* start *

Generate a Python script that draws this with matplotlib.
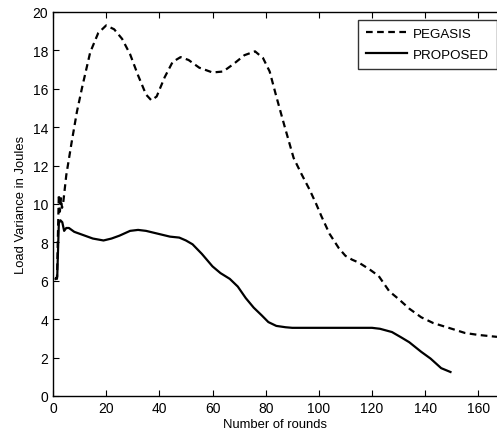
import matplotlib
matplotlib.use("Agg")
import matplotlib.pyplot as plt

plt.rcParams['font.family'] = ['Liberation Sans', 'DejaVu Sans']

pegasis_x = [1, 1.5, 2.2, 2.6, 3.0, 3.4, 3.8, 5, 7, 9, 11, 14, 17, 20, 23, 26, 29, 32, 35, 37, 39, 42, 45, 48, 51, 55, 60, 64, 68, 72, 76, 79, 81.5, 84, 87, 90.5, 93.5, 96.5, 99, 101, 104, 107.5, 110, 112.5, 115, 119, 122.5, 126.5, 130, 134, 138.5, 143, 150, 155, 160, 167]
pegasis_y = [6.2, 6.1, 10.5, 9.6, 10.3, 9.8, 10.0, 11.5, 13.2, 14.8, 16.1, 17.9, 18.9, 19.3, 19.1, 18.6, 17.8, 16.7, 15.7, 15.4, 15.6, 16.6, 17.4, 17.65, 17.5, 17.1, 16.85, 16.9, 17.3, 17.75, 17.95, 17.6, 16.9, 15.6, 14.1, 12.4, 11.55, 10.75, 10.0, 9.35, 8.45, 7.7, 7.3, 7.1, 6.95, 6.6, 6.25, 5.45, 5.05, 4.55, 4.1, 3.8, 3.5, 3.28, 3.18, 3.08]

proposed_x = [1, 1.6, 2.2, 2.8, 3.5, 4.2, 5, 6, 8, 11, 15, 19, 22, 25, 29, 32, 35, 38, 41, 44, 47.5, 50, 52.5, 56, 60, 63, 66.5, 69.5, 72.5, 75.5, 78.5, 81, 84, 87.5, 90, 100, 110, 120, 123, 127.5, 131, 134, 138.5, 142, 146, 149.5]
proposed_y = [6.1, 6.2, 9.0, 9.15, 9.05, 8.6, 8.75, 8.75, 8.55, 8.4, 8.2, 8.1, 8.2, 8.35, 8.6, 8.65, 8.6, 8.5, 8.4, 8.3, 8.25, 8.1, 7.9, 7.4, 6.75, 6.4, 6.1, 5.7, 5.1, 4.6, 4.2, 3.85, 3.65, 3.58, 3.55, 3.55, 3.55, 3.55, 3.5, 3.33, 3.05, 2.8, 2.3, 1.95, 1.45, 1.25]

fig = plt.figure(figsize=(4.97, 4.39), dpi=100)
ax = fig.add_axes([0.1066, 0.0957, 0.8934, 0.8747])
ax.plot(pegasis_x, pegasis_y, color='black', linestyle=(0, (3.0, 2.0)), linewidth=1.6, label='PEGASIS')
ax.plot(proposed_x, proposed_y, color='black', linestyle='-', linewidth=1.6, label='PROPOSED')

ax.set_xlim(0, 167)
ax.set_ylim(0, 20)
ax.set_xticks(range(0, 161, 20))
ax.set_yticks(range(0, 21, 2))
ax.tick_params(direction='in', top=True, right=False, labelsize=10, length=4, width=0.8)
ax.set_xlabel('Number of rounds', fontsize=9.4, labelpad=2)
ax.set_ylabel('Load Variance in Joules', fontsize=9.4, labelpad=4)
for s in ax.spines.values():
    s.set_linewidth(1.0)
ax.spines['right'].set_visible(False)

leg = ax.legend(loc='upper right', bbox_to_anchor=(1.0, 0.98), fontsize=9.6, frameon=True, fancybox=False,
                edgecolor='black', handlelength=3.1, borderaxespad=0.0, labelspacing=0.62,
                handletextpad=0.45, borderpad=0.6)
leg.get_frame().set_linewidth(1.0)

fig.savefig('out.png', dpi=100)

* end *

== Exercise directions ==
How many of the lines above contain the string "matplotlib"? Give the number only.

== Full answer ==
4